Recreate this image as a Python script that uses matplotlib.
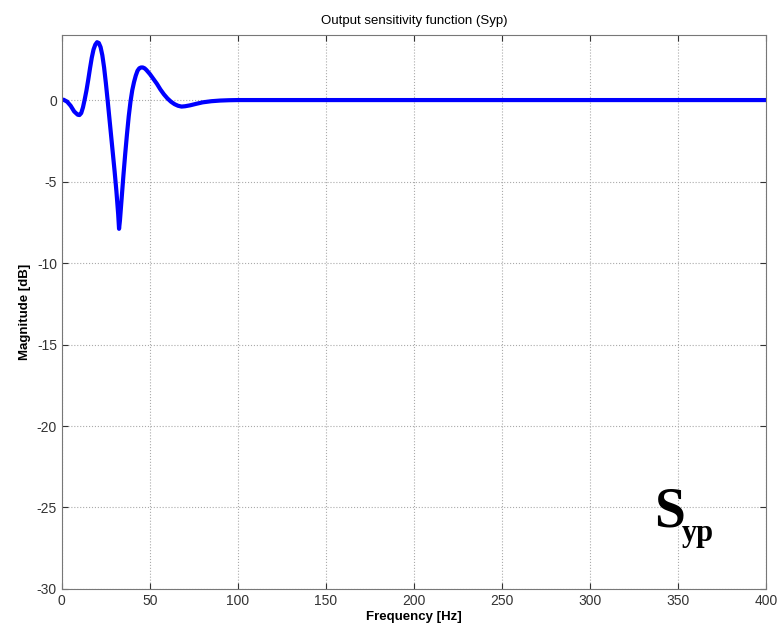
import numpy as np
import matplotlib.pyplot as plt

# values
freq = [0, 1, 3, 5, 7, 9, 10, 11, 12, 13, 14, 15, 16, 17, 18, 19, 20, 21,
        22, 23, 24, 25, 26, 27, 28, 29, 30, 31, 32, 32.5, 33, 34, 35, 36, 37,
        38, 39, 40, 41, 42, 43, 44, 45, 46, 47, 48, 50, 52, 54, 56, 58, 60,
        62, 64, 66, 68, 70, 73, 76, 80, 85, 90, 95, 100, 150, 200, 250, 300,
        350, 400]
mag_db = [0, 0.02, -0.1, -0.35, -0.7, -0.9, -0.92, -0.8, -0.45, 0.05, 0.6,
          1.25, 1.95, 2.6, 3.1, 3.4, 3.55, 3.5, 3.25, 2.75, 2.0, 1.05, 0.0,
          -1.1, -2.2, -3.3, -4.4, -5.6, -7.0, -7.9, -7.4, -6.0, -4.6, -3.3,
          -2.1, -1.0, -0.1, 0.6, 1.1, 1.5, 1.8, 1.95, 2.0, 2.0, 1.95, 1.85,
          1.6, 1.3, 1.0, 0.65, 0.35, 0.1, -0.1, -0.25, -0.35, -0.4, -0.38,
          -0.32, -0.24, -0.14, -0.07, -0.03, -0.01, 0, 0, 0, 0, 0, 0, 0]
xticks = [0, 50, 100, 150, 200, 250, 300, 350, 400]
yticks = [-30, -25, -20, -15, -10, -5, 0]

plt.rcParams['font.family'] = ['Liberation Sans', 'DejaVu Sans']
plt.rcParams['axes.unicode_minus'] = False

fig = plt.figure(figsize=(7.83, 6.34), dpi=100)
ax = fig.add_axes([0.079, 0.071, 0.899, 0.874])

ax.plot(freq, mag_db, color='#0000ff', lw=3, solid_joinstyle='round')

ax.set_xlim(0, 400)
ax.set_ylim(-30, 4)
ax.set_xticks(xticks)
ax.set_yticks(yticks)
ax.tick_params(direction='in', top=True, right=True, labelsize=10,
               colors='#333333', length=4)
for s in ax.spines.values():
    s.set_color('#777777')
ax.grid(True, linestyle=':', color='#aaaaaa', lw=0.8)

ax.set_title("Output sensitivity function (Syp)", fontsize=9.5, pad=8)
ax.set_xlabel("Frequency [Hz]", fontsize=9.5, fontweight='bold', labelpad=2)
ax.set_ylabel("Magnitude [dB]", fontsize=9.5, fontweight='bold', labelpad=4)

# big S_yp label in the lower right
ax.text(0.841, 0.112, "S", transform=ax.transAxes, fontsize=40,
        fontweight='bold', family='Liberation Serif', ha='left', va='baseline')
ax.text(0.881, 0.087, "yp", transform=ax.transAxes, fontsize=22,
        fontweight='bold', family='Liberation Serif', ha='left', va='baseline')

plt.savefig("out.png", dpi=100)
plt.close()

◇ ◇ ◇ ◇ ◇

The request: All of the material above should be reproduced exactly, except the pictures.

Answer to the task:
Recreate this image as a Python script that uses matplotlib.
import numpy as np
import matplotlib.pyplot as plt

# values
freq = [0, 1, 3, 5, 7, 9, 10, 11, 12, 13, 14, 15, 16, 17, 18, 19, 20, 21,
        22, 23, 24, 25, 26, 27, 28, 29, 30, 31, 32, 32.5, 33, 34, 35, 36, 37,
        38, 39, 40, 41, 42, 43, 44, 45, 46, 47, 48, 50, 52, 54, 56, 58, 60,
        62, 64, 66, 68, 70, 73, 76, 80, 85, 90, 95, 100, 150, 200, 250, 300,
        350, 400]
mag_db = [0, 0.02, -0.1, -0.35, -0.7, -0.9, -0.92, -0.8, -0.45, 0.05, 0.6,
          1.25, 1.95, 2.6, 3.1, 3.4, 3.55, 3.5, 3.25, 2.75, 2.0, 1.05, 0.0,
          -1.1, -2.2, -3.3, -4.4, -5.6, -7.0, -7.9, -7.4, -6.0, -4.6, -3.3,
          -2.1, -1.0, -0.1, 0.6, 1.1, 1.5, 1.8, 1.95, 2.0, 2.0, 1.95, 1.85,
          1.6, 1.3, 1.0, 0.65, 0.35, 0.1, -0.1, -0.25, -0.35, -0.4, -0.38,
          -0.32, -0.24, -0.14, -0.07, -0.03, -0.01, 0, 0, 0, 0, 0, 0, 0]
xticks = [0, 50, 100, 150, 200, 250, 300, 350, 400]
yticks = [-30, -25, -20, -15, -10, -5, 0]

plt.rcParams['font.family'] = ['Liberation Sans', 'DejaVu Sans']
plt.rcParams['axes.unicode_minus'] = False

fig = plt.figure(figsize=(7.83, 6.34), dpi=100)
ax = fig.add_axes([0.079, 0.071, 0.899, 0.874])

ax.plot(freq, mag_db, color='#0000ff', lw=3, solid_joinstyle='round')

ax.set_xlim(0, 400)
ax.set_ylim(-30, 4)
ax.set_xticks(xticks)
ax.set_yticks(yticks)
ax.tick_params(direction='in', top=True, right=True, labelsize=10,
               colors='#333333', length=4)
for s in ax.spines.values():
    s.set_color('#777777')
ax.grid(True, linestyle=':', color='#aaaaaa', lw=0.8)

ax.set_title("Output sensitivity function (Syp)", fontsize=9.5, pad=8)
ax.set_xlabel("Frequency [Hz]", fontsize=9.5, fontweight='bold', labelpad=2)
ax.set_ylabel("Magnitude [dB]", fontsize=9.5, fontweight='bold', labelpad=4)

# big S_yp label in the lower right
ax.text(0.841, 0.112, "S", transform=ax.transAxes, fontsize=40,
        fontweight='bold', family='Liberation Serif', ha='left', va='baseline')
ax.text(0.881, 0.087, "yp", transform=ax.transAxes, fontsize=22,
        fontweight='bold', family='Liberation Serif', ha='left', va='baseline')

plt.savefig("out.png", dpi=100)
plt.close()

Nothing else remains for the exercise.